Majid Afshar


Hierarchical Annotation for Building A Suite of Clinical Natural Language Processing Tasks: Progress Note Understanding
Yanjun Gao | Dmitriy Dligach | Timothy Miller | Samuel Tesch | Ryan Laffin | Matthew M. Churpek | Majid Afshar
Proceedings of the Thirteenth Language Resources and Evaluation Conference

Applying methods in natural language processing on electronic health records (EHR) data has attracted rising interests. Existing corpus and annotation focus on modeling textual features and relation prediction. However, there are a paucity of annotated corpus built to model clinical diagnostic thinking, a processing involving text understanding, domain knowledge abstraction and reasoning. In this work, we introduce a hierarchical annotation schema with three stages to address clinical text understanding, clinical reasoning and summarization. We create an annotated corpus based on a large collection of publicly available daily progress notes, a type of EHR that is time-sensitive, problem-oriented, and well-documented by the format of Subjective, Objective, Assessment and Plan (SOAP). We also define a new suite of tasks, Progress Note Understanding, with three tasks utilizing the three annotation stages. This new suite aims at training and evaluating future NLP models for clinical text understanding, clinical knowledge representation, inference and summarization.

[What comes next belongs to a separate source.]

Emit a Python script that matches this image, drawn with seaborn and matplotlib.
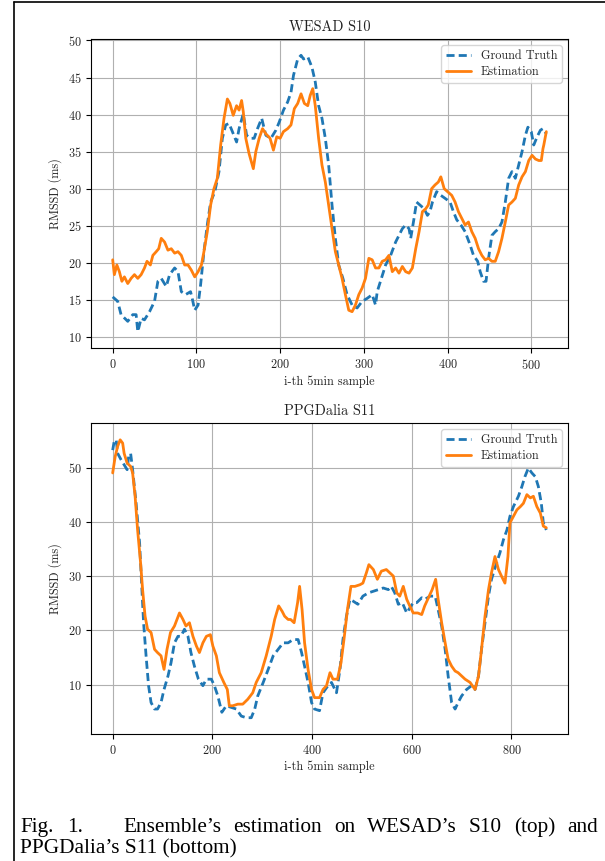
import matplotlib
matplotlib.use("Agg")
import matplotlib.pyplot as plt
import seaborn as sns
import pandas as pd
from matplotlib.lines import Line2D

# ---------------- data ----------------
WESAD_TITLE = "WESAD S10"
PPG_TITLE = "PPGDalia S11"
X_LABEL = "i-th 5min sample"
Y_LABEL = "RMSSD (ms)"
SERIES = ["Ground Truth", "Estimation"]

WESAD_GT = [(0,15.4),(6,14.8),(10,13.0),(18,12.1),(24,13.0),(28,13.0),(30,10.7),(34,12.5),(38,12.3),
            (44,13.4),(50,14.8),(54,17.5),(58,17.9),(64,16.8),(68,18.4),(74,19.3),(78,18.8),(82,16.1),
            (87,15.7),(93,16.1),(95,15.2),(98,13.6),(102,14.3),(105,17.0),(109,21.5),(113,25.1),
            (117,28.2),(122,29.6),(127,32.3),(131,36.8),(135,38.6),(139,38.8),(143,37.7),(148,36.3),
            (151,38.1),(156,40.1),(160,37.2),(165,36.8),(169,36.8),(173,38.1),(178,39.5),(183,37.2),
            (189,36.8),(195,37.9),(199,39.0),(204,40.6),(209,41.7),(213,43.0),(216,45.3),(221,47.5),
            (225,48.0),(228,47.5),(233,47.8),(238,46.4),(242,44.4),(246,41.2),(250,39.5),(254,36.8),
            (258,33.2),(262,27.8),(266,23.3),(270,19.7),(275,17.9),(280,15.7),(286,14.3),(292,13.9),
            (298,14.8),(304,15.2),(310,15.7),(314,14.3),(316,16.1),(321,17.9),(326,19.7),(332,21.0),
            (338,22.8),(342,23.7),(346,24.6),(350,25.1),(354,24.6),(356,23.3),(360,26.0),(363,28.2),
            (368,27.7),(372,27.3),(376,26.4),(379,26.9),(382,28.2),(387,29.6),(392,29.1),(397,28.7),
            (403,28.2),(407,26.9),(411,25.8),(416,25.1),(421,24.2),(427,22.4),(431,21.0),(436,20.2),
            (439,18.8),(443,17.5),(446,17.5),(449,20.6),(453,23.7),(457,24.2),(461,24.6),(465,25.5),
            (469,28.2),(473,31.4),(477,32.3),(481,31.4),(485,33.2),(489,35.0),(493,37.2),(496,38.3),
            (500,37.7),(503,35.9),(507,37.0),(511,37.9),(514,38.1),(518,37.4)]

WESAD_EST = [(0,20.4),(2,18.4),(5,19.7),(8,18.8),(11,17.5),(14,18.1),(18,17.2),(22,17.9),(26,18.4),
             (30,17.9),(34,18.4),(38,19.3),(41,20.2),(45,19.7),(48,21.0),(52,21.5),(55,21.9),(58,23.3),
             (62,22.8),(66,21.7),(70,21.9),(74,21.3),(78,21.5),(82,21.0),(86,19.7),(90,19.7),(94,19.0),
             (98,18.1),(102,18.8),(106,19.7),(109,21.5),(113,24.2),(117,27.8),(121,30.0),(125,31.4),
             (129,35.9),(133,39.5),(137,42.1),(140,41.5),(144,39.9),(148,41.2),(151,40.6),(154,41.9),
             (156,40.4),(159,36.8),(163,34.7),(168,32.7),(171,35.0),(175,36.8),(179,38.1),(183,37.4),
             (188,36.8),(192,35.2),(196,37.0),(200,36.8),(204,37.7),(209,38.1),(213,38.6),(217,40.8),
             (221,41.5),(225,42.8),(229,41.5),(233,41.2),(236,42.6),(239,43.5),(242,41.2),(246,36.8),
             (250,33.2),(254,30.9),(258,27.8),(262,24.6),(266,21.5),(270,19.7),(274,17.9),(278,15.7),
             (282,13.6),(286,13.4),(290,14.3),(294,15.7),(298,16.6),(302,17.9),(306,20.6),(310,20.4),
             (314,19.3),(318,19.3),(322,20.2),(326,20.4),(330,21.0),(334,18.8),(338,19.3),(342,18.6),
             (346,19.5),(350,18.8),(354,18.6),(358,19.3),(362,21.9),(366,24.2),(370,26.9),(374,27.3),
             (377,27.8),(381,30.0),(385,30.5),(389,30.9),(392,31.6),(396,30.0),(400,29.6),(405,29.1),
             (409,28.2),(413,26.9),(417,26.0),(421,25.1),(425,25.5),(429,24.2),(433,23.3),(437,21.9),
             (441,21.0),(445,20.4),(449,20.6),(453,20.2),(457,20.2),(461,21.5),(465,23.3),(469,25.5),
             (473,27.8),(477,28.2),(481,28.7),(485,30.5),(489,31.6),(493,32.3),(497,33.8),(501,34.5),
             (505,34.0),(509,33.8),(512,33.8),(514,35.4),(515,35.9),(518,37.7)]

PPG_GT = [(0,53.2),(3,54.8),(7,55.1),(10,52.6),(17,51.4),(23,50.5),(29,49.6),(32,52.0),(36,52.6),
          (40,49.6),(47,43.4),(54,36.1),(58,28.7),(62,21.4),(67,15.3),(72,9.8),(77,6.7),(84,5.5),
          (90,5.5),(97,6.7),(103,9.1),(111,11.6),(117,14.0),(124,17.7),(131,18.9),(137,18.9),
          (144,20.2),(151,18.9),(157,15.9),(164,13.4),(172,11.0),(181,9.8),(188,11.0),(198,11.0),
          (204,9.8),(211,7.9),(219,4.9),(228,6.1),(238,5.8),(248,5.5),(258,4.2),(268,3.9),(278,3.9),
          (285,5.5),(291,7.9),(302,10.4),(312,12.8),(322,15.3),(332,16.5),(342,17.7),(352,17.7),
          (362,18.3),(372,18.3),(379,15.9),(385,13.4),(392,10.4),(399,6.7),(405,5.5),(415,5.2),
          (422,8.5),(432,9.8),(439,10.4),(449,8.5),(456,12.8),(462,18.3),(469,22.6),(476,25.7),
          (482,25.4),(492,24.8),(502,26.3),(513,26.9),(523,27.2),(533,27.5),(543,27.8),(553,27.5),
          (559,28.1),(566,26.9),(573,24.8),(581,25.1),(590,23.2),(596,24.1),(603,25.1),(610,25.1),
          (620,26.0),(626,25.7),(637,26.3),(647,26.3),(653,23.8),(660,20.8),(667,16.5),(673,11.6),
          (680,6.7),(687,5.5),(693,6.7),(700,7.9),(710,9.1),(720,9.8),(727,9.1),(734,11.6),(740,16.5),
          (747,21.4),(754,26.3),(760,29.4),(768,31.8),(777,34.3),(784,36.7),(791,38.5),(797,41.0),
          (804,42.8),(814,44.7),(821,46.5),(827,48.3),(834,49.9),(841,49.0),(848,48.3),(854,46.5),
          (860,43.4),(864,39.8),(870,38.5)]

PPG_EST = [(0,49.0),(5,52.0),(10,53.9),(15,55.1),(20,54.5),(23,52.6),(29,50.8),(36,50.2),(40,49.0),
           (45,44.7),(50,38.5),(56,32.4),(60,27.5),(65,22.6),(70,20.2),(77,19.6),(84,16.5),(90,15.9),
           (97,15.3),(103,12.8),(109,16.5),(116,19.6),(124,20.8),(129,22.0),(134,23.2),(141,22.0),
           (147,20.8),(154,21.4),(161,18.9),(168,17.1),(174,15.9),(181,17.7),(188,18.9),(196,19.2),
           (201,17.1),(208,15.3),(214,12.2),(223,10.4),(230,9.1),(234,6.1),(241,6.1),(251,6.4),
           (261,6.4),(271,7.3),(281,8.5),(288,10.4),(298,12.2),(308,15.3),(318,18.9),(325,22.0),
           (333,24.5),(340,23.5),(345,22.6),(352,22.0),(357,22.0),(364,21.4),(371,25.1),(375,28.1),
           (380,23.8),(385,17.7),(392,12.8),(399,9.1),(405,7.6),(415,7.6),(422,9.1),(429,9.8),
           (436,12.2),(442,11.0),(451,11.0),(458,14.0),(464,18.3),(471,23.8),(478,28.1),(486,28.1),
           (496,28.4),(502,28.7),(509,30.6),(514,32.1),(523,31.2),(531,29.4),(539,30.9),(549,31.2),
           (556,30.6),(563,30.0),(570,26.9),(576,26.3),(583,28.1),(590,25.7),(596,24.5),(603,23.2),
           (612,23.2),(620,22.9),(626,24.5),(635,26.3),(641,27.5),(648,29.4),(653,25.7),(660,21.4),
           (667,17.7),(673,14.7),(680,13.4),(687,12.5),(693,12.2),(700,11.6),(707,11.0),(717,10.4),
           (727,9.1),(734,11.6),(740,16.5),(747,22.6),(754,27.5),(760,30.6),(767,33.6),(774,31.2),
           (780,30.0),(787,28.7),(793,33.6),(797,39.8),(804,41.0),(811,42.2),(818,42.8),(824,43.4),
           (831,45.0),(838,44.4),(844,44.7),(851,42.8),(858,41.6),(864,39.2),(870,38.9)]

WESAD_YTICKS = [10, 15, 20, 25, 30, 35, 40, 45, 50]
WESAD_XTICKS = [0, 100, 200, 300, 400, 500]
PPG_YTICKS = [10, 20, 30, 40, 50]
PPG_XTICKS = [0, 200, 400, 600, 800]

CAPTION_LEAD = ["Fig.", "1."]
CAPTION_LINE1 = ["Ensemble\u2019s", "estimation", "on", "WESAD\u2019s", "S10", "(top)", "and"]
CAPTION_LINE2 = "PPGDalia\u2019s S11 (bottom)"

# ---------------- style ----------------
sns.set_style("ticks")
plt.rcParams.update({
    "font.family": ["cmr10", "DejaVu Serif"],
    "mathtext.fontset": "cm",
    "axes.formatter.use_mathtext": True,
    "font.size": 8.8,
    "axes.edgecolor": "black",
    "axes.linewidth": 0.8,
    "axes.unicode_minus": False,
    "xtick.color": "black",
    "ytick.color": "black",
    "xtick.labelcolor": "#222222",
    "ytick.labelcolor": "#222222",
    "xtick.major.size": 3.5,
    "ytick.major.size": 3.5,
    "xtick.major.width": 0.8,
    "ytick.major.width": 0.8,
    "grid.color": "#b0b0b0",
    "grid.linewidth": 0.8,
})

W, H = 605, 861
fig = plt.figure(figsize=(W / 100, H / 100), dpi=100)


def frame(pairs, name):
    return pd.DataFrame({"sample": [p[0] for p in pairs],
                         "rmssd": [p[1] for p in pairs],
                         "series": name})


def panel(rect, gt, est, title, xticks, yticks, ylim):
    ax = fig.add_axes(rect)
    df = pd.concat([frame(gt, SERIES[0]), frame(est, SERIES[1])], ignore_index=True)
    sns.lineplot(data=df, x="sample", y="rmssd", hue="series", style="series",
                 hue_order=SERIES, style_order=SERIES,
                 palette={SERIES[0]: "#1f77b4", SERIES[1]: "#ff7f0e"},
                 dashes={SERIES[0]: (2.9, 1.5), SERIES[1]: ""},
                 estimator=None, linewidth=2.0, ax=ax)
    ax.set_xticks(xticks)
    ax.set_yticks(yticks)
    ax.set_ylim(*ylim)
    ax.grid(True)
    ax.set_axisbelow(True)
    ax.set_title(title, fontsize=10.4, color="#222222", pad=6)
    ax.set_xlabel(X_LABEL, color="#222222", labelpad=3)
    ax.set_ylabel(Y_LABEL, color="#222222", labelpad=4)
    handles, labels = ax.get_legend_handles_labels()
    ax.legend(handles, labels, loc="upper right", fontsize=8.8, frameon=True,
              fancybox=True, framealpha=0.8, edgecolor="#cccccc", handlelength=2.0,
              borderpad=0.4, labelspacing=0.3)
    for s in ax.spines.values():
        s.set_visible(True)
        s.set_color("black")
    return ax


panel([91 / W, 1 - 348 / H, 477 / W, 309 / H], WESAD_GT, WESAD_EST, WESAD_TITLE,
      WESAD_XTICKS, WESAD_YTICKS, (8.5, 50.2))
panel([91 / W, 1 - 734 / H, 477 / W, 311 / H], PPG_GT, PPG_EST, PPG_TITLE,
      PPG_XTICKS, PPG_YTICKS, (0.9, 58.2))

# page frame lines
fig.add_artist(Line2D([14 / W, 14 / W], [0, 1 - 2 / H], color="black", lw=1.2,
                      transform=fig.transFigure))
fig.add_artist(Line2D([14 / W, 1], [1 - 2 / H, 1 - 2 / H], color="black", lw=1.2,
                      transform=fig.transFigure))

# caption (justified first line)
cap_kw = dict(family=["Liberation Serif", "DejaVu Serif"], fontsize=15.3, color="black",
              va="baseline", ha="left")
y1 = 1 - 832 / H
y2 = 1 - 853 / H
fig.text(20 / W, y1, CAPTION_LEAD[0], **cap_kw)
fig.text(67.5 / W, y1, CAPTION_LEAD[1], **cap_kw)
fig.canvas.draw()
renderer = fig.canvas.get_renderer()
texts = [fig.text(0, y1, w, **cap_kw) for w in CAPTION_LINE1]
widths = [t.get_window_extent(renderer).width for t in texts]
x_start, x_end = 123.5, 598.0
gap = (x_end - x_start - sum(widths)) / (len(texts) - 1)
xpos = x_start
for t, wdt in zip(texts, widths):
    t.set_x(xpos / W)
    xpos += wdt + gap
fig.text(20 / W, y2, CAPTION_LINE2, **cap_kw)

fig.savefig("out.png", dpi=100)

Summarizing Patients’ Problems from Hospital Progress Notes Using Pre-trained Sequence-to-Sequence Models
Yanjun Gao | Dmitriy Dligach | Timothy Miller | Dongfang Xu | Matthew M. M. Churpek | Majid Afshar
Proceedings of the 29th International Conference on Computational Linguistics

Automatically summarizing patients’ main problems from daily progress notes using natural language processing methods helps to battle against information and cognitive overload in hospital settings and potentially assists providers with computerized diagnostic decision support. Problem list summarization requires a model to understand, abstract, and generate clinical documentation. In this work, we propose a new NLP task that aims to generate a list of problems in a patient’s daily care plan using input from the provider’s progress notes during hospitalization. We investigate the performance of T5 and BART, two state-of-the-art seq2seq transformer architectures, in solving this problem. We provide a corpus built on top of progress notes from publicly available electronic health record progress notes in the Medical Information Mart for Intensive Care (MIMIC)-III. T5 and BART are trained on general domain text, and we experiment with a data augmentation method and a domain adaptation pre-training method to increase exposure to medical vocabulary and knowledge. Evaluation methods include ROUGE, BERTScore, cosine similarity on sentence embedding, and F-score on medical concepts. Results show that T5 with domain adaptive pre-training achieves significant performance gains compared to a rule-based system and general domain pre-trained language models, indicating a promising direction for tackling the problem summarization task.